Analysts Hans M. Kristensen and Robert S. Norris said in an article published earlier this month that Israel has 80 nuclear warheads.

Israel is among four countries believed to possess nuclear weapons that have not joined the Nuclear Non-Proliferation Treaty (NPT), a landmark 1970 agreement that attempts to stop the spread of nuclear arms. The others are India, Pakistan and North Korea, countries that have all declared their nuclear capabilities.

For decades, the Israeli strategy of ambiguity has largely worked. Last week, Israel and its allies fended off an Arab-led attempt to censure its refusal to acknowledge that it possesses nuclear weapons and put them under international oversight. But if international engagement with Iran gains traction, calls for Israel to be held accountable could grow.

While Tehran recognizes it is unlikely to make much headway with the West, its strategy is aimed at a more global audience.

It has used its prominent position in the Nonaligned Movement, a grouping of more than 100 developing countries, to bash Israel over its presumed nuclear arsenal. Rouhani told a summit of Asian leaders this month that Iran is committed to the NPT while noting Israel’s refusal to join.

But there is probably also a visceral pleasure for Iran to land political punches that could unsettle Israel. Tehran led the call for a proposed international conference in Finland last year to declare the Middle East a “nuclear weapons-free zone.”

The U.S. helped scuttle the plans, apparently to save Israel embarrassment.
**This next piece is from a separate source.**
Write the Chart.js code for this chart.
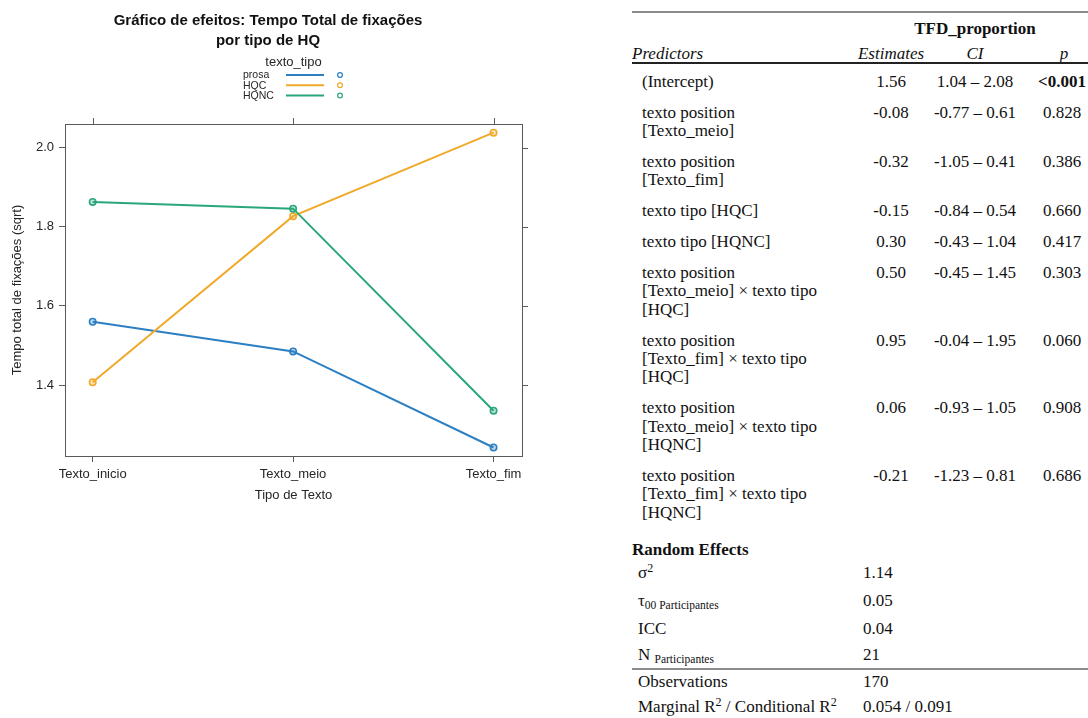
<!DOCTYPE html>
<html><head><meta charset="utf-8">
<script src="https://cdn.jsdelivr.net/npm/chart.js@4.4.1/dist/chart.umd.min.js"></script>
<style>
html,body{margin:0;padding:0;background:#fff;width:1088px;height:718px;overflow:hidden;}
#chartBox{position:absolute;left:0;top:0;width:600px;height:530px;}
.t{position:absolute;font-family:"Liberation Serif","Times New Roman",serif;font-size:17px;color:#111;white-space:nowrap;line-height:18.3px;}
.b{font-weight:bold;}
.i{font-style:italic;}
.rule{position:absolute;left:632px;width:456px;}
sup{font-size:12px;position:relative;top:-6px;vertical-align:baseline;line-height:0;}
sub{font-size:11.5px;position:relative;top:3px;vertical-align:baseline;line-height:0;}
</style>
</head><body>
<div id="chartBox"><canvas id="c" width="600" height="530"></canvas></div>
<div id="table"></div>
<script>
// ---- chart data ----
const categories = ["Texto_inicio", "Texto_meio", "Texto_fim"];
const seriesNames = ["prosa", "HQC", "HQNC"];
const prosa = [1.560, 1.485, 1.242];
const hqc = [1.407, 1.827, 2.038];
const hqnc = [1.863, 1.846, 1.335];
const yTicks = [1.4, 1.6, 1.8, 2.0];
const chartTitle = ["Gráfico de efeitos: Tempo Total de fixações", "por tipo de HQ"];
const legendTitle = "texto_tipo";
const xTitle = "Tipo de Texto";
const yTitle = "Tempo total de fixações (sqrt)";

// ---- table data ----
const tableTitle = "TFD_proportion";
const headers = ["Predictors", "Estimates", "CI", "p"];
const predictors = [
  ["(Intercept)"],
  ["texto position", "[Texto_meio]"],
  ["texto position", "[Texto_fim]"],
  ["texto tipo [HQC]"],
  ["texto tipo [HQNC]"],
  ["texto position", "[Texto_meio] × texto tipo", "[HQC]"],
  ["texto position", "[Texto_fim] × texto tipo", "[HQC]"],
  ["texto position", "[Texto_meio] × texto tipo", "[HQNC]"],
  ["texto position", "[Texto_fim] × texto tipo", "[HQNC]"]
];
const estimates = ["1.56", "-0.08", "-0.32", "-0.15", "0.30", "0.50", "0.95", "0.06", "-0.21"];
const ciLow = ["1.04", "-0.77", "-1.05", "-0.84", "-0.43", "-0.45", "-0.04", "-0.93", "-1.23"];
const ciHigh = ["2.08", "0.61", "0.41", "0.54", "1.04", "1.45", "1.95", "1.05", "0.81"];
const pValues = ["<0.001", "0.828", "0.386", "0.660", "0.417", "0.303", "0.060", "0.908", "0.686"];
const randomTitle = "Random Effects";
const randomLabels = ["σ<sup>2</sup>", "τ<sub>00 Participantes</sub>", "ICC", "N <sub>Participantes</sub>"];
const randomValues = ["1.14", "0.05", "0.04", "21"];
const fitLabels = ["Observations", "Marginal R<sup>2</sup> / Conditional R<sup>2</sup>"];
const fitValues = ["170", "0.054 / 0.091"];

// ---- chart ----
const colors = ["#2b7fc2", "#f0a92a", "#2aa779"];
const fills = ["rgba(43,127,194,0.3)", "rgba(240,169,42,0.3)", "rgba(42,167,121,0.3)"];
const seriesValues = [prosa, hqc, hqnc];
const textColor = "#262626";
const sansFont = '"Liberation Sans", Arial, Helvetica, sans-serif';

const decor = {
  id: "decor",
  beforeDatasetsDraw(chart) {
    const {ctx, chartArea: a, scales: {x, y}} = chart;
    ctx.save();
    ctx.strokeStyle = "#5a5a5a";
    ctx.lineWidth = 1;
    ctx.strokeRect(Math.round(a.left) + 0.5, Math.round(a.top) + 0.5, Math.round(a.right - a.left), Math.round(a.bottom - a.top));
    ctx.beginPath();
    x.ticks.forEach(t => {
      const px = Math.round(x.getPixelForValue(t.value)) + 0.5;
      ctx.moveTo(px, a.top); ctx.lineTo(px, a.top - 6);
    });
    y.ticks.forEach(t => {
      const py = Math.round(y.getPixelForValue(t.value)) + 0.5;
      ctx.moveTo(a.right, py); ctx.lineTo(a.right + 6, py);
    });
    ctx.stroke();
    ctx.restore();
  },
  afterDraw(chart) {
    const {ctx} = chart;
    ctx.save();
    ctx.fillStyle = "#111";
    ctx.textAlign = "center";
    ctx.textBaseline = "middle";
    ctx.font = "bold 15px " + sansFont;
    ctx.fillText(chartTitle[0], 268, 21);
    ctx.fillText(chartTitle[1], 268, 40.5);
    ctx.fillStyle = textColor;
    ctx.font = "13px " + sansFont;
    ctx.fillText(legendTitle, 293.5, 62);
    ctx.font = "10.5px " + sansFont;
    ctx.textAlign = "left";
    chart.data.datasets.forEach((ds, i) => {
      const yy = 75 + i * 10.3;
      ctx.fillStyle = textColor;
      ctx.fillText(ds.label, 243, yy + 0.5);
      ctx.strokeStyle = ds.borderColor;
      ctx.lineWidth = 2;
      ctx.beginPath(); ctx.moveTo(286, yy); ctx.lineTo(324, yy); ctx.stroke();
      ctx.lineWidth = 1.2;
      ctx.beginPath(); ctx.arc(340, yy, 2.4, 0, Math.PI * 2); ctx.stroke();
    });
    ctx.restore();
  }
};

new Chart(document.getElementById("c"), {
  type: "line",
  data: {
    datasets: seriesNames.map((name, i) => ({
      label: name,
      data: seriesValues[i].map((v, j) => ({x: j, y: v})),
      borderColor: colors[i],
      backgroundColor: fills[i],
      pointBackgroundColor: fills[i],
      pointBorderColor: colors[i],
      pointRadius: 3.2,
      pointBorderWidth: 1.6,
      borderWidth: 2,
      tension: 0,
      order: 3 - i
    }))
  },
  options: {
    responsive: false,
    animation: false,
    events: [],
    layout: {padding: {top: 124, left: 0, right: 78, bottom: 14}},
    plugins: {legend: {display: false}, tooltip: {enabled: false}, title: {display: false}},
    scales: {
      x: {
        type: "linear",
        min: -0.138, max: 2.142,
        afterBuildTicks: s => { s.ticks = categories.map((c, i) => ({value: i})); },
        afterFit: s => { s.height = 60; },
        ticks: {callback: v => categories[v], color: textColor, font: {size: 13, family: sansFont}, padding: 5, maxRotation: 0, autoSkip: false},
        grid: {drawOnChartArea: false, drawTicks: true, tickLength: 6, color: "#5a5a5a"},
        border: {display: false},
        title: {display: true, text: xTitle, color: textColor, font: {size: 13, family: sansFont}, padding: {top: 0, bottom: 13}}
      },
      y: {
        type: "linear",
        min: 1.2205, max: 2.06,
        afterBuildTicks: s => { s.ticks = yTicks.map(v => ({value: v})); },
        afterFit: s => { s.width = 65; },
        ticks: {callback: v => v.toFixed(1), color: textColor, font: {size: 13, family: sansFont}, padding: 5},
        grid: {drawOnChartArea: false, drawTicks: true, tickLength: 6, color: "#5a5a5a"},
        border: {display: false},
        title: {display: true, text: yTitle, color: textColor, font: {size: 13, family: sansFont}, padding: {top: 9.5, bottom: 0}}
      }
    }
  },
  plugins: [decor]
});

// ---- table ----
const tbl = document.getElementById("table");
const LH = 18.3;
function place(html, x, yc, align, cls) {
  const d = document.createElement("div");
  d.className = "t " + (cls || "");
  d.innerHTML = html;
  d.style.top = (yc - LH / 2) + "px";
  if (align === "left") d.style.left = x + "px";
  else if (align === "right") { d.style.right = (1088 - x) + "px"; }
  else { d.style.left = x + "px"; d.style.transform = "translateX(-50%)"; }
  tbl.appendChild(d);
}
function rule(y, h, color) {
  const d = document.createElement("div");
  d.className = "rule";
  d.style.top = y + "px"; d.style.height = h + "px"; d.style.background = color;
  tbl.appendChild(d);
}
const colEst = 891, colCI = 975, colP = 1062, colLabel = 642, colRand = 863;
rule(11, 2, "#8c8c8c");
place(tableTitle, colCI, 29, "center", "b");
place(headers[0], 632, 54, "left", "i");
place(headers[1], colEst, 54, "center", "i");
place(headers[2], colCI, 54, "center", "i");
place(headers[3], colP + 2, 54, "center", "i");
rule(62, 1.6, "#222");
let yc = 81.7;
predictors.forEach((lines, r) => {
  place(lines.join("<br>"), colLabel, yc, "left", "");
  place(estimates[r], colEst, yc, "center", "");
  place(ciLow[r] + " – " + ciHigh[r], colCI, yc, "center", "");
  place(pValues[r], colP, yc, "center", pValues[r] === "<0.001" ? "b" : "");
  yc += 31 + LH * (lines.length - 1);
});
place(randomTitle, 632, 550.5, "left", "b");
const randY = [573, 601, 629, 655];
randomLabels.forEach((lab, i) => {
  place(lab, 638, randY[i], "left", "");
  place(randomValues[i], colRand, randY[i], "left", "");
});
rule(667.5, 2, "#8c8c8c");
const fitY = [682, 707];
fitLabels.forEach((lab, i) => {
  place(lab, 638, fitY[i], "left", "");
  place(fitValues[i], colRand, fitY[i], "left", "");
});
</script>
</body></html>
But in response to the cancelation, the U.N. General Assembly approved resolution 174-6, with six abstentions, calling on Israel to quickly open its nuclear program for inspection and join the NPT “without further delay.” Resolutions by the General Assembly are not legally binding, but they reflect world opinion and can carry political weight.

Ephraim Asculai, a former official of the Israel Atomic Energy Commission, said Israel’s precondition to discussing its nuclear program is peace in the region. “As long as there is no peace with our enemies, why should Israel make a step forward on that?” he asked.